## Supplied information:

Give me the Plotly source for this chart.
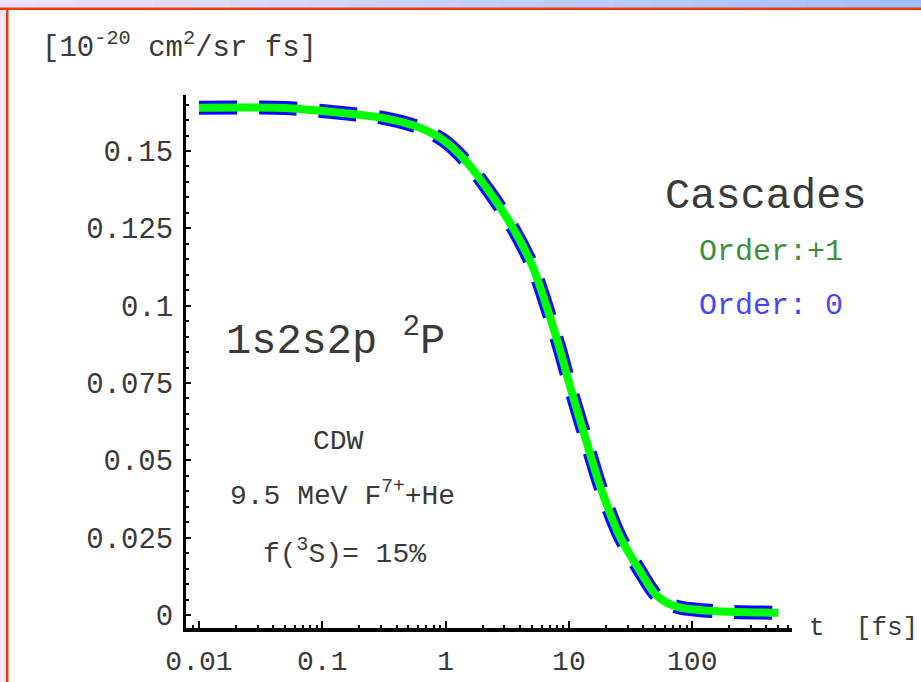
import plotly.graph_objects as go

# Time after excitation (fs) and cross section (10^-20 cm^2/sr fs)
t_fs = [0.01, 0.05, 0.12, 0.31, 0.59, 0.95, 1.5, 2.2, 3.3, 5.1, 7.0, 8.5,
        10.2, 14, 18, 26, 38, 50, 62, 80, 160, 500]
order0 = [0.1640, 0.1639, 0.1626, 0.1607, 0.1578, 0.1536, 0.1462, 0.1375,
          0.1270, 0.1125, 0.0965, 0.0855, 0.0740, 0.0556, 0.0414, 0.0252,
          0.0140, 0.0068, 0.0040, 0.0024, 0.0012, 0.0007]
order1 = [0.1640, 0.1639, 0.1626, 0.1607, 0.1578, 0.1536, 0.1462, 0.1375,
          0.1270, 0.1125, 0.0965, 0.0855, 0.0740, 0.0556, 0.0414, 0.0252,
          0.0140, 0.0068, 0.0040, 0.0024, 0.0012, 0.0007]

x_tickvals = [0.01, 0.1, 1, 10, 100]
x_ticktext = ["0.01", "0.1", "1", "10", "100"]
y_tickvals = [0, 0.025, 0.05, 0.075, 0.1, 0.125, 0.15]
y_ticktext = ["0", "0.025", "0.05", "0.075", "0.1", "0.125", "0.15"]

W, H = 921, 682
L, R, T, B = 186, 792, 95, 628   # plot area in pixels
MONO = "Liberation Mono"
TXT = "#3a3a3a"


def px(x):
    return (x - L) / (R - L)


def py(y):
    return (B - y) / (B - T)


fig = go.Figure()
fig.add_trace(go.Scatter(
    x=t_fs, y=order0, mode="lines", line_shape="spline", name="Order: 0",
    line=dict(color="#0a0aff", width=14, dash="38px,22px", smoothing=0.8),
))
fig.add_trace(go.Scatter(
    x=t_fs, y=order1, mode="lines", line_shape="spline", name="Order:+1",
    line=dict(color="#00ff00", width=8, smoothing=0.8),
))

# Slide frame: gradient band on top, lavender strip on the left, red rules
shapes = []
n = 24
c0, c1 = (236, 226, 250), (160, 192, 255)
for i in range(n):
    f = i / (n - 1)
    col = "rgb(%d,%d,%d)" % tuple(round(a + (b - a) * f) for a, b in zip(c0, c1))
    shapes.append(dict(type="rect", xref="paper", yref="paper",
                       x0=px(W * i / n), x1=px(W * (i + 1) / n + 1),
                       y0=py(8), y1=py(0), line_width=0, fillcolor=col,
                       layer="below"))
shapes.append(dict(type="rect", xref="paper", yref="paper",
                   x0=px(0), x1=px(6), y0=py(H), y1=py(8), line_width=0,
                   fillcolor="#f3e6f6", layer="below"))
shapes.append(dict(type="rect", xref="paper", yref="paper",
                   x0=px(0), x1=px(W), y0=py(10), y1=py(7.5), line_width=0,
                   fillcolor="#f03a14", layer="below"))
shapes.append(dict(type="rect", xref="paper", yref="paper",
                   x0=px(6), x1=px(8.5), y0=py(H), y1=py(8), line_width=0,
                   fillcolor="#f03a14", layer="below"))


def ann(text, x, y, size, color=TXT, xanchor="center"):
    return dict(text=text, x=px(x), y=py(y), xref="paper", yref="paper",
                xanchor=xanchor, yanchor="middle", showarrow=False,
                font=dict(family=MONO, size=size, color=color))


annotations = [
    ann("[10<sup>-20</sup> cm<sup>2</sup>/sr fs]", 40, 46, 29, xanchor="left"),
    ann("t  [fs]", 920, 628, 26, xanchor="right"),
    ann("Cascades", 766, 197, 42),
    ann("Order:+1", 771, 252, 30, color="#3d8f3d"),
    ann("Order: 0", 771, 306, 30, color="#4646ff"),
    ann("1s2s2p <sup>2</sup>P", 335, 338, 42),
    ann("CDW", 338, 442, 28),
    ann("9.5 MeV F<sup>7+</sup>+He", 342, 494, 28),
    ann("f(<sup>3</sup>S)= 15%", 344, 552, 28),
]

fig.update_layout(
    width=W, height=H,
    margin=dict(l=L, r=W - R, t=T, b=H - B, pad=0, autoexpand=False),
    paper_bgcolor="white", plot_bgcolor="white",
    showlegend=False,
    shapes=shapes,
    annotations=annotations,
    font=dict(family=MONO, size=29, color=TXT),
)
fig.update_xaxes(
    type="log", range=[-2.105, 2.809], automargin=False,
    showgrid=False, zeroline=False,
    showline=True, linecolor="black", linewidth=4,
    tickmode="array", tickvals=x_tickvals, ticktext=x_ticktext,
    ticks="inside", ticklen=7, tickwidth=2, tickcolor="black",
    minor=dict(ticks="inside", ticklen=3, tickwidth=2, tickcolor="black",
               dtick="D1", showgrid=False),
    tickfont=dict(family=MONO, size=28, color=TXT),
    ticklabelstandoff=4,
)
fig.update_yaxes(
    range=[-0.0042, 0.1681], automargin=False,
    showgrid=False, zeroline=False,
    showline=True, linecolor="black", linewidth=3,
    tickmode="array", tickvals=y_tickvals, ticktext=y_ticktext,
    ticks="inside", ticklen=5, tickwidth=2, tickcolor="black",
    minor=dict(ticks="inside", ticklen=3, tickwidth=2, tickcolor="black",
               dtick=0.005, tick0=0, showgrid=False),
    tickfont=dict(family=MONO, size=29, color=TXT),
    ticklabelstandoff=4,
)

fig.write_html("out.html")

## Exercise brief:
Your task is to repeat the material above exactly, without its pictures.

## Task output:
Give me the Plotly source for this chart.
import plotly.graph_objects as go

# Time after excitation (fs) and cross section (10^-20 cm^2/sr fs)
t_fs = [0.01, 0.05, 0.12, 0.31, 0.59, 0.95, 1.5, 2.2, 3.3, 5.1, 7.0, 8.5,
        10.2, 14, 18, 26, 38, 50, 62, 80, 160, 500]
order0 = [0.1640, 0.1639, 0.1626, 0.1607, 0.1578, 0.1536, 0.1462, 0.1375,
          0.1270, 0.1125, 0.0965, 0.0855, 0.0740, 0.0556, 0.0414, 0.0252,
          0.0140, 0.0068, 0.0040, 0.0024, 0.0012, 0.0007]
order1 = [0.1640, 0.1639, 0.1626, 0.1607, 0.1578, 0.1536, 0.1462, 0.1375,
          0.1270, 0.1125, 0.0965, 0.0855, 0.0740, 0.0556, 0.0414, 0.0252,
          0.0140, 0.0068, 0.0040, 0.0024, 0.0012, 0.0007]

x_tickvals = [0.01, 0.1, 1, 10, 100]
x_ticktext = ["0.01", "0.1", "1", "10", "100"]
y_tickvals = [0, 0.025, 0.05, 0.075, 0.1, 0.125, 0.15]
y_ticktext = ["0", "0.025", "0.05", "0.075", "0.1", "0.125", "0.15"]

W, H = 921, 682
L, R, T, B = 186, 792, 95, 628   # plot area in pixels
MONO = "Liberation Mono"
TXT = "#3a3a3a"


def px(x):
    return (x - L) / (R - L)


def py(y):
    return (B - y) / (B - T)


fig = go.Figure()
fig.add_trace(go.Scatter(
    x=t_fs, y=order0, mode="lines", line_shape="spline", name="Order: 0",
    line=dict(color="#0a0aff", width=14, dash="38px,22px", smoothing=0.8),
))
fig.add_trace(go.Scatter(
    x=t_fs, y=order1, mode="lines", line_shape="spline", name="Order:+1",
    line=dict(color="#00ff00", width=8, smoothing=0.8),
))

# Slide frame: gradient band on top, lavender strip on the left, red rules
shapes = []
n = 24
c0, c1 = (236, 226, 250), (160, 192, 255)
for i in range(n):
    f = i / (n - 1)
    col = "rgb(%d,%d,%d)" % tuple(round(a + (b - a) * f) for a, b in zip(c0, c1))
    shapes.append(dict(type="rect", xref="paper", yref="paper",
                       x0=px(W * i / n), x1=px(W * (i + 1) / n + 1),
                       y0=py(8), y1=py(0), line_width=0, fillcolor=col,
                       layer="below"))
shapes.append(dict(type="rect", xref="paper", yref="paper",
                   x0=px(0), x1=px(6), y0=py(H), y1=py(8), line_width=0,
                   fillcolor="#f3e6f6", layer="below"))
shapes.append(dict(type="rect", xref="paper", yref="paper",
                   x0=px(0), x1=px(W), y0=py(10), y1=py(7.5), line_width=0,
                   fillcolor="#f03a14", layer="below"))
shapes.append(dict(type="rect", xref="paper", yref="paper",
                   x0=px(6), x1=px(8.5), y0=py(H), y1=py(8), line_width=0,
                   fillcolor="#f03a14", layer="below"))


def ann(text, x, y, size, color=TXT, xanchor="center"):
    return dict(text=text, x=px(x), y=py(y), xref="paper", yref="paper",
                xanchor=xanchor, yanchor="middle", showarrow=False,
                font=dict(family=MONO, size=size, color=color))


annotations = [
    ann("[10<sup>-20</sup> cm<sup>2</sup>/sr fs]", 40, 46, 29, xanchor="left"),
    ann("t  [fs]", 920, 628, 26, xanchor="right"),
    ann("Cascades", 766, 197, 42),
    ann("Order:+1", 771, 252, 30, color="#3d8f3d"),
    ann("Order: 0", 771, 306, 30, color="#4646ff"),
    ann("1s2s2p <sup>2</sup>P", 335, 338, 42),
    ann("CDW", 338, 442, 28),
    ann("9.5 MeV F<sup>7+</sup>+He", 342, 494, 28),
    ann("f(<sup>3</sup>S)= 15%", 344, 552, 28),
]

fig.update_layout(
    width=W, height=H,
    margin=dict(l=L, r=W - R, t=T, b=H - B, pad=0, autoexpand=False),
    paper_bgcolor="white", plot_bgcolor="white",
    showlegend=False,
    shapes=shapes,
    annotations=annotations,
    font=dict(family=MONO, size=29, color=TXT),
)
fig.update_xaxes(
    type="log", range=[-2.105, 2.809], automargin=False,
    showgrid=False, zeroline=False,
    showline=True, linecolor="black", linewidth=4,
    tickmode="array", tickvals=x_tickvals, ticktext=x_ticktext,
    ticks="inside", ticklen=7, tickwidth=2, tickcolor="black",
    minor=dict(ticks="inside", ticklen=3, tickwidth=2, tickcolor="black",
               dtick="D1", showgrid=False),
    tickfont=dict(family=MONO, size=28, color=TXT),
    ticklabelstandoff=4,
)
fig.update_yaxes(
    range=[-0.0042, 0.1681], automargin=False,
    showgrid=False, zeroline=False,
    showline=True, linecolor="black", linewidth=3,
    tickmode="array", tickvals=y_tickvals, ticktext=y_ticktext,
    ticks="inside", ticklen=5, tickwidth=2, tickcolor="black",
    minor=dict(ticks="inside", ticklen=3, tickwidth=2, tickcolor="black",
               dtick=0.005, tick0=0, showgrid=False),
    tickfont=dict(family=MONO, size=29, color=TXT),
    ticklabelstandoff=4,
)

fig.write_html("out.html")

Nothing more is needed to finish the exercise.